To prioritize or not to
Another big issue the board wants the White House to address is whether agencies should prioritize certain types of records to be declassified first. There is some disagreement over whether prioritization makes sense.
On one hand, board members say prioritization is helpful, especially when working with presidential libraries, to focus on specific records.
“By thinking about what electronic records are going to mean, there is great and understandable concern about the huge flow that we’re going to see. But there also are opportunities,” said Marty Faga, a member of the board and a former director of the National Reconnaissance Office. “Once most records are electronic, it will be possible to search them, and eliminate duplication, for example. Importantly for the prioritization problem, as I see it, it will be possible to index them. If there are millions of documents that nobody ever asks for, and I think that will happen, why should we spend any effort on it?”
But Michael Dobbs, a journalist and scholar-in-resident at the U.S. Holocaust Museum, said prioritization tends to miss documents that may have historical significance, but aren’t obvious today.
“At best it is a short term fix and the real problems are rather deeper than just prioritization,” Dobbs said.
He said the volume of data and the lack of advanced technology to help analyze the documents needs to be addressed.
Beyond the report and the White House’s efforts, the board is asking for help from agencies, academia and other experts through a series of blog posts over the next few months.
John Powers, a staff member for the Declassification Board, said the blogs will address four main issues:
Powers said new blogs will post each Monday through Dec. 16, and the board will accept comments through mid-January.
David Ferriero, the archivist of the U.S., said the National Declassification Center has made progress in decreasing the backlog. He said it has been eliminating the backlog of 354 million pages waiting for declassification review. The NDC reported in August it had completed equity referral quality assurance on 278 million pages, and completed all processing of more than 118 million pages of this backlog.
“Still there is more work ahead as our government must find ways to use technology to improve and increase declassification,” Ferriero said. “As we eliminate the current backlog, we want to make sure new backlogs don’t build up.”
Codifying recommendations
The chance of another backlog is likely if laws and regulations don’t change soon, experts say.
Sen. Jean Shaheen (D-N.H.) said one intelligence agency alone creates one petabyte of data every 18 months, which is the equivalent of roughly 20 million four-drawer filing cabinets filled with text. The board estimates it would take 2 million employees a full year to review 1 petabyte of information.
Additionally, she says the cost of classifying these documents increased to more than $11 billion in 2011, up from $4.6 billion in 2001.

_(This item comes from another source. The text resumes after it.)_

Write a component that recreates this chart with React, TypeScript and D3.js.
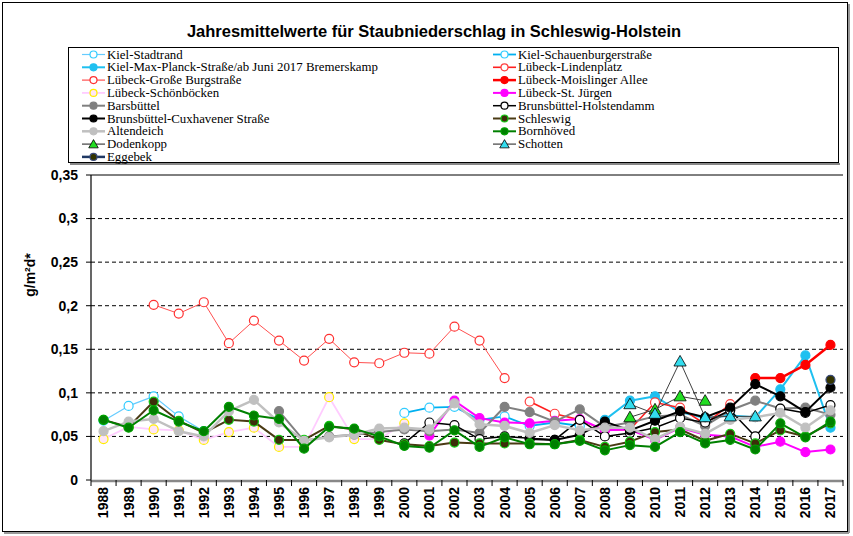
import React from 'react';
import * as d3 from 'd3';

const years = ['1988','1989','1990','1991','1992','1993','1994','1995','1996','1997','1998','1999','2000','2001','2002','2003','2004','2005','2006','2007','2008','2009','2010','2011','2012','2013','2014','2015','2016','2017'];
const yTicks = [0, 0.05, 0.1, 0.15, 0.2, 0.25, 0.3, 0.35];
const yTickLabels = ['0', '0,05', '0,1', '0,15', '0,2', '0,25', '0,3', '0,35'];

const N = null;
const kielStadtrand = [0.068, 0.085, 0.096, 0.073, 0.056, N, N, N, N, N, N, N, N, N, N, N, N, N, N, N, N, N, N, N, N, N, N, N, N, N];
const kielSchauenburger = [N, N, N, N, N, N, N, N, N, N, N, N, 0.077, 0.083, 0.084, 0.069, 0.073, 0.062, 0.066, 0.062, N, N, N, N, N, N, N, N, N, N];
const kielMaxPlanck = [N, N, N, N, N, N, N, N, N, N, N, N, N, N, N, N, N, N, N, N, 0.069, 0.091, 0.096, 0.078, 0.071, 0.074, 0.072, 0.104, 0.143, 0.060];
const luebeckLindenplatz = [N, N, N, N, N, N, N, N, N, N, N, N, N, N, N, N, N, 0.090, 0.076, 0.069, 0.057, 0.058, 0.089, 0.083, 0.064, 0.087, N, N, N, N];
const luebeckGrosseBurg = [N, N, 0.201, 0.191, 0.204, 0.157, 0.183, 0.160, 0.137, 0.162, 0.135, 0.134, 0.146, 0.145, 0.176, 0.160, 0.117, N, N, N, N, N, N, N, N, N, N, N, N, N];
const luebeckMoislinger = [N, N, N, N, N, N, N, N, N, N, N, N, N, N, N, N, N, N, N, N, N, N, N, N, N, N, 0.117, 0.117, 0.132, 0.155];
const luebeckSchoenboecken = [0.047, 0.061, 0.058, 0.057, 0.046, 0.055, 0.060, 0.038, 0.038, 0.095, 0.047, 0.047, 0.065, N, N, N, N, N, N, N, N, N, N, N, N, N, N, N, N, N];
const luebeckStJuergen = [N, N, N, N, N, N, N, N, N, N, N, N, N, 0.051, 0.091, 0.071, 0.066, 0.065, 0.068, 0.070, 0.057, 0.058, 0.046, 0.060, 0.052, 0.050, 0.038, 0.044, 0.032, 0.035];
const barsbuettel = [N, N, N, N, N, N, N, 0.079, 0.045, 0.050, 0.052, 0.055, 0.058, 0.056, 0.058, 0.054, 0.084, 0.078, 0.067, 0.081, 0.061, 0.066, 0.073, 0.075, 0.062, 0.080, 0.091, 0.082, 0.083, 0.075];
const brunsHolstendamm = [N, N, N, N, N, N, N, N, N, N, N, N, 0.042, 0.066, 0.063, 0.047, 0.050, 0.048, 0.046, 0.069, 0.050, 0.054, 0.060, 0.071, 0.066, 0.080, 0.050, 0.082, 0.077, 0.086];
const brunsCuxhaven = [N, N, N, N, N, N, N, N, N, N, N, N, N, N, N, N, N, 0.047, 0.046, 0.052, 0.067, 0.057, 0.068, 0.079, 0.072, 0.083, 0.110, 0.096, 0.078, 0.106];
const schleswig = [0.069, 0.061, 0.090, 0.068, 0.054, 0.069, 0.067, 0.046, 0.046, 0.062, 0.058, 0.046, 0.041, 0.039, 0.043, 0.042, 0.042, 0.042, 0.041, 0.046, 0.038, 0.044, 0.055, 0.058, 0.045, 0.053, 0.042, 0.057, 0.050, 0.065];
const altendeich = [0.056, 0.067, 0.070, 0.056, 0.050, 0.079, 0.092, 0.066, 0.045, 0.049, 0.052, 0.059, 0.060, 0.058, 0.088, 0.064, 0.062, 0.054, 0.063, 0.057, 0.060, 0.060, 0.047, 0.061, 0.053, 0.069, 0.072, 0.077, 0.060, 0.080];
const bornhoeved = [0.069, 0.060, 0.080, 0.067, 0.056, 0.084, 0.074, 0.070, 0.036, 0.061, 0.059, 0.050, 0.039, 0.037, 0.057, 0.038, 0.049, 0.041, 0.041, 0.045, 0.034, 0.040, 0.038, 0.055, 0.042, 0.046, 0.035, 0.065, 0.049, 0.067];
const dodenkopp = [N, N, N, N, N, N, N, N, N, N, N, N, N, N, N, N, N, N, N, N, N, 0.072, 0.081, 0.096, 0.091, N, N, N, N, N];
const schotten = [N, N, N, N, N, N, N, N, N, N, N, N, N, N, N, N, N, N, N, N, N, 0.087, 0.076, 0.136, 0.072, 0.073, 0.073, N, N, N];
const eggebek = [N, N, N, N, N, N, N, N, N, N, N, N, N, N, N, N, N, N, N, N, N, N, N, N, N, N, N, N, N, 0.115];

type Style = { line: string; width: number; marker: 'circle' | 'triangle'; fill: string; stroke: string };

const series: { name: string; values: (number | null)[]; style: Style }[] = [
  { name: 'Kiel-Stadtrand', values: kielStadtrand, style: { line: '#66CCFF', width: 1.2, marker: 'circle', fill: '#FFFFFF', stroke: '#33CCFF' } },
  { name: 'Kiel-Schauenburgerstraße', values: kielSchauenburger, style: { line: '#00B0F0', width: 1.8, marker: 'circle', fill: '#FFFFFF', stroke: '#33CCFF' } },
  { name: 'Kiel-Max-Planck-Straße/ab Juni 2017 Bremerskamp', values: kielMaxPlanck, style: { line: '#1FC0F0', width: 2, marker: 'circle', fill: '#1FC0F0', stroke: '#1FC0F0' } },
  { name: 'Lübeck-Lindenplatz', values: luebeckLindenplatz, style: { line: '#FF2020', width: 1.6, marker: 'circle', fill: '#FFFFFF', stroke: '#FF4040' } },
  { name: 'Lübeck-Große Burgstraße', values: luebeckGrosseBurg, style: { line: '#FF5050', width: 1, marker: 'circle', fill: '#FFFFFF', stroke: '#FF3030' } },
  { name: 'Lübeck-Moislinger Allee', values: luebeckMoislinger, style: { line: '#FF0000', width: 2.5, marker: 'circle', fill: '#FF0000', stroke: '#FF0000' } },
  { name: 'Lübeck-Schönböcken', values: luebeckSchoenboecken, style: { line: '#FFCCFF', width: 1.8, marker: 'circle', fill: '#FFE6F6', stroke: '#FFEE00' } },
  { name: 'Lübeck-St. Jürgen', values: luebeckStJuergen, style: { line: '#FF00FF', width: 2, marker: 'circle', fill: '#FF00FF', stroke: '#FF00FF' } },
  { name: 'Barsbüttel', values: barsbuettel, style: { line: '#808080', width: 2, marker: 'circle', fill: '#808080', stroke: '#808080' } },
  { name: 'Brunsbüttel-Holstendamm', values: brunsHolstendamm, style: { line: '#000000', width: 1.5, marker: 'circle', fill: '#FFFFFF', stroke: '#000000' } },
  { name: 'Brunsbüttel-Cuxhavener Straße', values: brunsCuxhaven, style: { line: '#000000', width: 2, marker: 'circle', fill: '#000000', stroke: '#000000' } },
  { name: 'Schleswig', values: schleswig, style: { line: '#4A3A14', width: 2, marker: 'circle', fill: '#3D2E0A', stroke: '#11CC11' } },
  { name: 'Altendeich', values: altendeich, style: { line: '#C0C0C0', width: 2.5, marker: 'circle', fill: '#C0C0C0', stroke: '#C0C0C0' } },
  { name: 'Bornhöved', values: bornhoeved, style: { line: '#008000', width: 2, marker: 'circle', fill: '#008000', stroke: '#00A000' } },
  { name: 'Dodenkopp', values: dodenkopp, style: { line: '#404040', width: 1, marker: 'triangle', fill: '#22DD22', stroke: '#000000' } },
  { name: 'Schotten', values: schotten, style: { line: '#404040', width: 1, marker: 'triangle', fill: '#33DDEE', stroke: '#000000' } },
  { name: 'Eggebek', values: eggebek, style: { line: '#1F3864', width: 2.5, marker: 'circle', fill: '#333300', stroke: '#3A4A7A' } },
];

const W = 853, H = 536;
const plot = { left: 91, right: 843, top: 175, bottom: 480 };

function Marker({ cx, cy, s, r }: { cx: number; cy: number; s: Style; r: number }) {
  if (s.marker === 'triangle') {
    const path = d3.symbol(d3.symbolTriangle, r * r * 3.2)()!;
    return <path d={path} transform={`translate(${cx},${cy + 1})`} fill={s.fill} stroke={s.stroke} strokeWidth={0.8} />;
  }
  return <circle cx={cx} cy={cy} r={r} fill={s.fill} stroke={s.stroke} strokeWidth={1.2} />;
}

export default function App() {
  const x = d3.scaleBand<string>().domain(years).range([plot.left, plot.right]);
  const y = d3.scaleLinear().domain([0, 0.35]).range([plot.bottom, plot.top]);
  const bw = x.bandwidth();
  const cx = (i: number) => (x(years[i]) as number) + bw / 2;
  const line = d3.line<number | null>()
    .defined((v) => v != null)
    .x((_, i) => cx(i))
    .y((v) => y(v as number));

  const font = 'Liberation Sans, Arial, sans-serif';
  const serif = 'Liberation Serif, Times New Roman, serif';

  return (
    <svg width={W} height={H} style={{ position: 'absolute', left: 0, top: 0, background: '#fff' }}>
      {/* outer frame */}
      <rect x={2.5} y={2.5} width={845} height={529} fill="#fff" stroke="#000" strokeWidth={1} />
      <line x1={4} y1={533} x2={849} y2={533} stroke="#999" strokeWidth={2} />
      <line x1={849} y1={4} x2={849} y2={533} stroke="#999" strokeWidth={2} />

      <text x={434} y={37} textAnchor="middle" fontFamily={font} fontWeight="bold" fontSize={16.5}>
        Jahresmittelwerte für Staubniederschlag in Schleswig-Holstein
      </text>

      {/* legend */}
      <rect x={68.5} y={47.5} width={770} height={115} fill="#fff" stroke="#000" strokeWidth={1} />
      <line x1={70} y1={164} x2={840} y2={164} stroke="#888" strokeWidth={2} />
      {series.map((s, i) => {
        const col = i % 2;
        const row = Math.floor(i / 2);
        const lx = col === 0 ? 82 : 493;
        const ly = 54.5 + row * 12.8;
        return (
          <g key={s.name}>
            <line x1={lx} y1={ly} x2={lx + 23} y2={ly} stroke={s.style.line} strokeWidth={Math.max(s.style.width, 1.2)} />
            <Marker cx={lx + 11.5} cy={ly} s={s.style} r={3.5} />
            <text transform={`translate(${lx + 25},${ly}) scale(1.12,1)`} dy="0.36em" fontFamily={serif} fontSize={11.5}>{s.name}</text>
          </g>
        );
      })}

      {/* grid */}
      {yTicks.filter((t) => t > 0 && t < 0.35).map((t) => (
        <line key={t} x1={plot.left} x2={plot.right} y1={y(t)} y2={y(t)} stroke="#000" strokeDasharray="4,3" strokeWidth={1} />
      ))}
      <line x1={plot.left} x2={plot.right} y1={y(0.35)} y2={y(0.35)} stroke="#000" strokeWidth={1} />

      {/* y axis */}
      <line x1={plot.left} x2={plot.left} y1={plot.top} y2={plot.bottom} stroke="#000" strokeWidth={1.2} />
      {yTicks.map((t, i) => (
        <g key={t}>
          <line x1={plot.left - 5} x2={plot.left} y1={y(t)} y2={y(t)} stroke="#000" />
          <text x={78} y={y(t)} dy="0.35em" textAnchor="end" fontFamily={font} fontWeight="bold" fontSize={14}>{yTickLabels[i]}</text>
        </g>
      ))}
      <text transform={`translate(35,275) rotate(-90)`} textAnchor="middle" fontFamily={font} fontWeight="bold" fontSize={14}>g/m²d*</text>

      {/* x axis */}
      <line x1={plot.left} x2={plot.right} y1={plot.bottom + 1} y2={plot.bottom + 1} stroke="#888" strokeWidth={2.5} />
      {years.map((yr, i) => (
        <g key={yr}>
          <line x1={x(yr) as number} x2={x(yr) as number} y1={plot.bottom} y2={plot.bottom + 6} stroke="#000" />
          <text transform={`translate(${cx(i)},${plot.bottom + 7}) rotate(-90)`} textAnchor="end" dy="0.35em" fontFamily={font} fontWeight="bold" fontSize={14}>{yr}</text>
        </g>
      ))}
      <line x1={plot.right} x2={plot.right} y1={plot.bottom} y2={plot.bottom + 6} stroke="#000" />

      {/* series */}
      {series.map((s) => (
        <g key={s.name}>
          <path d={line(s.values) || ''} fill="none" stroke={s.style.line} strokeWidth={s.style.width} strokeLinejoin="round" />
          {s.values.map((v, i) => v == null ? null : (
            <Marker key={i} cx={cx(i)} cy={y(v)} s={s.style} r={4.5} />
          ))}
        </g>
      ))}
    </svg>
  );
}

Shaheen and Sen. Jim Risch (R-Idaho) introduced legislation in August to codify many of the board’s recommendations, including directing the relevant agencies to automatically declassify information already identified with short-term sensitivity and enhance the National Declassification Center, which is charged with streamlining and overseeing the declassification process, through technology upgrades and public participation.
“Our objective was simple. Reduce the volume and scope of what’s classified and accelerate declassification,” she said. “So basically what the board recommended.”
Preserving American Access to Information Act, S. 1464, hasn’t made it out of the Homeland Security and Governmental Affairs Committee yet.